─── Collected data

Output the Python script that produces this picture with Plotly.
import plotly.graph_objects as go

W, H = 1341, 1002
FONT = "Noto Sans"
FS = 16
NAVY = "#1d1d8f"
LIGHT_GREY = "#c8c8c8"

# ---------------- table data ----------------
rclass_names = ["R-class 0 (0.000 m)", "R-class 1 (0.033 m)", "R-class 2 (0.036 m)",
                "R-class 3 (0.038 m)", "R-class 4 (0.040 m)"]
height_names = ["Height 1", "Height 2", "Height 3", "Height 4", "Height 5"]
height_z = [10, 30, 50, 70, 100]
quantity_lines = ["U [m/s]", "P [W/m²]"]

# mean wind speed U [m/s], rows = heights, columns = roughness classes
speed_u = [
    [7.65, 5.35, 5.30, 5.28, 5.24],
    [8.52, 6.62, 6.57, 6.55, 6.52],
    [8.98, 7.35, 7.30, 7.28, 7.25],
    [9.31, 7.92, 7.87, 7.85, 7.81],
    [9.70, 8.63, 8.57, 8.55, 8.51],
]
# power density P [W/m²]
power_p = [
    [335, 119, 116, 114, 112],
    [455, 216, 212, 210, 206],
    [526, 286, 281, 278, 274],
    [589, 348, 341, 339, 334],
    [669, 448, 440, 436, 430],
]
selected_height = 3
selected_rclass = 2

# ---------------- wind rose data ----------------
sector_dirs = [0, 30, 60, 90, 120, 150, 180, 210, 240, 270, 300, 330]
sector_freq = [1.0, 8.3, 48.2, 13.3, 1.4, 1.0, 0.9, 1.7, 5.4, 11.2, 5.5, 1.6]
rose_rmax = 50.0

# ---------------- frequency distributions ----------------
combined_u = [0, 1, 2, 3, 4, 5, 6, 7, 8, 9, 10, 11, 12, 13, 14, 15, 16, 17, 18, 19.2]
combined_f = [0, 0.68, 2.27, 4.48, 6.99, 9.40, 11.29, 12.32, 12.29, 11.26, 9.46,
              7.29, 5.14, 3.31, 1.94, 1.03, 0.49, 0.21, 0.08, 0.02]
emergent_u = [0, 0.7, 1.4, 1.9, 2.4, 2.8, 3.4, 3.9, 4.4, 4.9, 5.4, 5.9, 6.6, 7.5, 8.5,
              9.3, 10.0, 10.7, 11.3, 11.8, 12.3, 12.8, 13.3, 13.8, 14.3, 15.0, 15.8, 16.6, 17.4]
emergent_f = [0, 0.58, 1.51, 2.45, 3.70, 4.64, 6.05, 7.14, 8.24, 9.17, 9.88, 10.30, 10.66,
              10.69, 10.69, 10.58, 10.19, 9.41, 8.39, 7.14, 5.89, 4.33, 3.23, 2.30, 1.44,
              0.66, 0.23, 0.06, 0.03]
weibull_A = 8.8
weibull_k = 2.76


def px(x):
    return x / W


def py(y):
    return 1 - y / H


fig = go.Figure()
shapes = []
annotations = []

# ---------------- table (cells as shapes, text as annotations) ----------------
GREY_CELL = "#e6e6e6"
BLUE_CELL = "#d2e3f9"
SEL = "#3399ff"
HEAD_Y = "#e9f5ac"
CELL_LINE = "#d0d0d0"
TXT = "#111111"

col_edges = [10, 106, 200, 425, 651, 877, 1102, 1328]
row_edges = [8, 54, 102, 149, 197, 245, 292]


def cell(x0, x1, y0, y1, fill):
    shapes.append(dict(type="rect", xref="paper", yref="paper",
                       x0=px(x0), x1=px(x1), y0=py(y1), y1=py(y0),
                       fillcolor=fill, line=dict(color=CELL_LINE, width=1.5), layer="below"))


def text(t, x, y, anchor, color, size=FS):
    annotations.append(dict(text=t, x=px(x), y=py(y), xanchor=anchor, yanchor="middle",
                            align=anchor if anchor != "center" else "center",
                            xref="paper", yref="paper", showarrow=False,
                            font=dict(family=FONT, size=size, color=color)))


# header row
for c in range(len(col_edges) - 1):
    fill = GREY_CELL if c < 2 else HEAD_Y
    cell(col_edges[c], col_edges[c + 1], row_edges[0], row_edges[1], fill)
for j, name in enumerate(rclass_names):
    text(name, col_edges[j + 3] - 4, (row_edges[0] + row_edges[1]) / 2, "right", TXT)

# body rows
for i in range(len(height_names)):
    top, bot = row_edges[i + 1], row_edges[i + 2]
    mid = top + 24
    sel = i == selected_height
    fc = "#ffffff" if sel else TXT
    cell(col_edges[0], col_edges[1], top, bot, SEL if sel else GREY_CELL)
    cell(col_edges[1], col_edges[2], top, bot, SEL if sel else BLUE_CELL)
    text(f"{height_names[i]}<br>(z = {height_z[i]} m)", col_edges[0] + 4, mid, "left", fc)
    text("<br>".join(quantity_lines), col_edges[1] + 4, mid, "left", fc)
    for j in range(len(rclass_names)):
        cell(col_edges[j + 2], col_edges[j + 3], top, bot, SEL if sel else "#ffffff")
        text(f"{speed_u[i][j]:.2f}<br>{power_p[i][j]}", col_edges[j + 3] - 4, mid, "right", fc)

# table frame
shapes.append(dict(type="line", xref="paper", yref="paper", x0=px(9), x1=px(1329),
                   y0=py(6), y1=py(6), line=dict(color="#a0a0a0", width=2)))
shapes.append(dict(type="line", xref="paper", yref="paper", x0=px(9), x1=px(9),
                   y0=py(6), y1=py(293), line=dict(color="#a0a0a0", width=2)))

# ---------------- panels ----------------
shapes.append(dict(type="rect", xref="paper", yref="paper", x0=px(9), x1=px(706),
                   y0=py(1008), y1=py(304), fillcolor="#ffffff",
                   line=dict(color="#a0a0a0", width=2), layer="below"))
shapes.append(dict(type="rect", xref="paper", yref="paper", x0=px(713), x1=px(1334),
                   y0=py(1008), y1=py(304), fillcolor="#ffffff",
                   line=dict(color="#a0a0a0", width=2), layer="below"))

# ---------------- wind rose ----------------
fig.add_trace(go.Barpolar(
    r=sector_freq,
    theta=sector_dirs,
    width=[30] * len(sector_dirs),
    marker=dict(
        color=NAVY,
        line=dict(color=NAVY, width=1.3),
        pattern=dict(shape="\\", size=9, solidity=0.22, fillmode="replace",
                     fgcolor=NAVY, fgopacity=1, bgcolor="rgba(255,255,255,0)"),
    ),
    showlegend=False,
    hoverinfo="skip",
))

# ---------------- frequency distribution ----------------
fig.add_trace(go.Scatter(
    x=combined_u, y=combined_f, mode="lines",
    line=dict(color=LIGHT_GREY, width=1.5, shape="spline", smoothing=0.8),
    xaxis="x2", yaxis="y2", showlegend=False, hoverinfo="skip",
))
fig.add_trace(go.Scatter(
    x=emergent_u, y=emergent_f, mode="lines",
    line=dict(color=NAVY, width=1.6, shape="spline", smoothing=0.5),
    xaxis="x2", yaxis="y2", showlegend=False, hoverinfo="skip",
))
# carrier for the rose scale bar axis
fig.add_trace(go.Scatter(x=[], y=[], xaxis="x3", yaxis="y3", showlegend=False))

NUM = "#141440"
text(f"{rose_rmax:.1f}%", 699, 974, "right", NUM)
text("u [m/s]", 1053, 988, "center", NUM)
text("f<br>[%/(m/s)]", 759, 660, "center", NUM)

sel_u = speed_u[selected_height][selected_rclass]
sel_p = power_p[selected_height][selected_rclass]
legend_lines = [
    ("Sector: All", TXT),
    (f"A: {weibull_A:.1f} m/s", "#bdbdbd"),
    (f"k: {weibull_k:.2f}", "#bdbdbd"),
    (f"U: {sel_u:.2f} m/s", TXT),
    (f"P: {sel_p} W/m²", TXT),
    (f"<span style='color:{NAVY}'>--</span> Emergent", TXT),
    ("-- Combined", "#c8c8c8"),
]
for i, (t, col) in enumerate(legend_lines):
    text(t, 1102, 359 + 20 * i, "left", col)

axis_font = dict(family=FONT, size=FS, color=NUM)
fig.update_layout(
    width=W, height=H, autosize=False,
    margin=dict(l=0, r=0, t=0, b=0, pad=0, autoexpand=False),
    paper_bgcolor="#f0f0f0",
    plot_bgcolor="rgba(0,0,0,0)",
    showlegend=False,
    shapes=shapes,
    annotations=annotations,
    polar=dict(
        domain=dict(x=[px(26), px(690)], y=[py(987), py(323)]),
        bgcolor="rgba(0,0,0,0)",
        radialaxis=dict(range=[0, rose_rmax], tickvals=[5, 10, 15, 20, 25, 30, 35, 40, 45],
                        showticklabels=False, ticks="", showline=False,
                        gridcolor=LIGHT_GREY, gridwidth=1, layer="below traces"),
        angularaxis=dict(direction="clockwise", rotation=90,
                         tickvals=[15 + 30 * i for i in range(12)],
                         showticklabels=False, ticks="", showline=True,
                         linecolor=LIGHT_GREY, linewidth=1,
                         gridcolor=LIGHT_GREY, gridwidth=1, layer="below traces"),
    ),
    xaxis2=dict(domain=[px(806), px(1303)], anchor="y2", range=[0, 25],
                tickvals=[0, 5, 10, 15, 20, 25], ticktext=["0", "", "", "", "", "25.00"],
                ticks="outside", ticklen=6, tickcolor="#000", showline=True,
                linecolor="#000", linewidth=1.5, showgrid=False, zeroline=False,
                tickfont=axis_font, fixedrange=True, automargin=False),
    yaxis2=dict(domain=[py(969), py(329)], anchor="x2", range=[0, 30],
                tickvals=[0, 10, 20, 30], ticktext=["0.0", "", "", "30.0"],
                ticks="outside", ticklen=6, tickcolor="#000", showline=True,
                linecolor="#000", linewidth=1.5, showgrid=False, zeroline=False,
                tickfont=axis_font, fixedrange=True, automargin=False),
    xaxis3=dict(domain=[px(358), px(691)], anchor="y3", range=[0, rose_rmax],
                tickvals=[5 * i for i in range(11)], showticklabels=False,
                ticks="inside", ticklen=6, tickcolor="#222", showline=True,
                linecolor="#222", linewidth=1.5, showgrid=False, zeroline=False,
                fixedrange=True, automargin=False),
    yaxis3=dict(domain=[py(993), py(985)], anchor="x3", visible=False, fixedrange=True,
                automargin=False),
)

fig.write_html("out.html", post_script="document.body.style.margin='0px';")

──────

## Aim of the exercise
Exactly as written, please reproduce the lines from the first line of the data to the line containing "rose_rmax = 50.0", inclusive, and nothing else.

## Answer to this task
Output the Python script that produces this picture with Plotly.
import plotly.graph_objects as go

W, H = 1341, 1002
FONT = "Noto Sans"
FS = 16
NAVY = "#1d1d8f"
LIGHT_GREY = "#c8c8c8"

# ---------------- table data ----------------
rclass_names = ["R-class 0 (0.000 m)", "R-class 1 (0.033 m)", "R-class 2 (0.036 m)",
                "R-class 3 (0.038 m)", "R-class 4 (0.040 m)"]
height_names = ["Height 1", "Height 2", "Height 3", "Height 4", "Height 5"]
height_z = [10, 30, 50, 70, 100]
quantity_lines = ["U [m/s]", "P [W/m²]"]

# mean wind speed U [m/s], rows = heights, columns = roughness classes
speed_u = [
    [7.65, 5.35, 5.30, 5.28, 5.24],
    [8.52, 6.62, 6.57, 6.55, 6.52],
    [8.98, 7.35, 7.30, 7.28, 7.25],
    [9.31, 7.92, 7.87, 7.85, 7.81],
    [9.70, 8.63, 8.57, 8.55, 8.51],
]
# power density P [W/m²]
power_p = [
    [335, 119, 116, 114, 112],
    [455, 216, 212, 210, 206],
    [526, 286, 281, 278, 274],
    [589, 348, 341, 339, 334],
    [669, 448, 440, 436, 430],
]
selected_height = 3
selected_rclass = 2

# ---------------- wind rose data ----------------
sector_dirs = [0, 30, 60, 90, 120, 150, 180, 210, 240, 270, 300, 330]
sector_freq = [1.0, 8.3, 48.2, 13.3, 1.4, 1.0, 0.9, 1.7, 5.4, 11.2, 5.5, 1.6]
rose_rmax = 50.0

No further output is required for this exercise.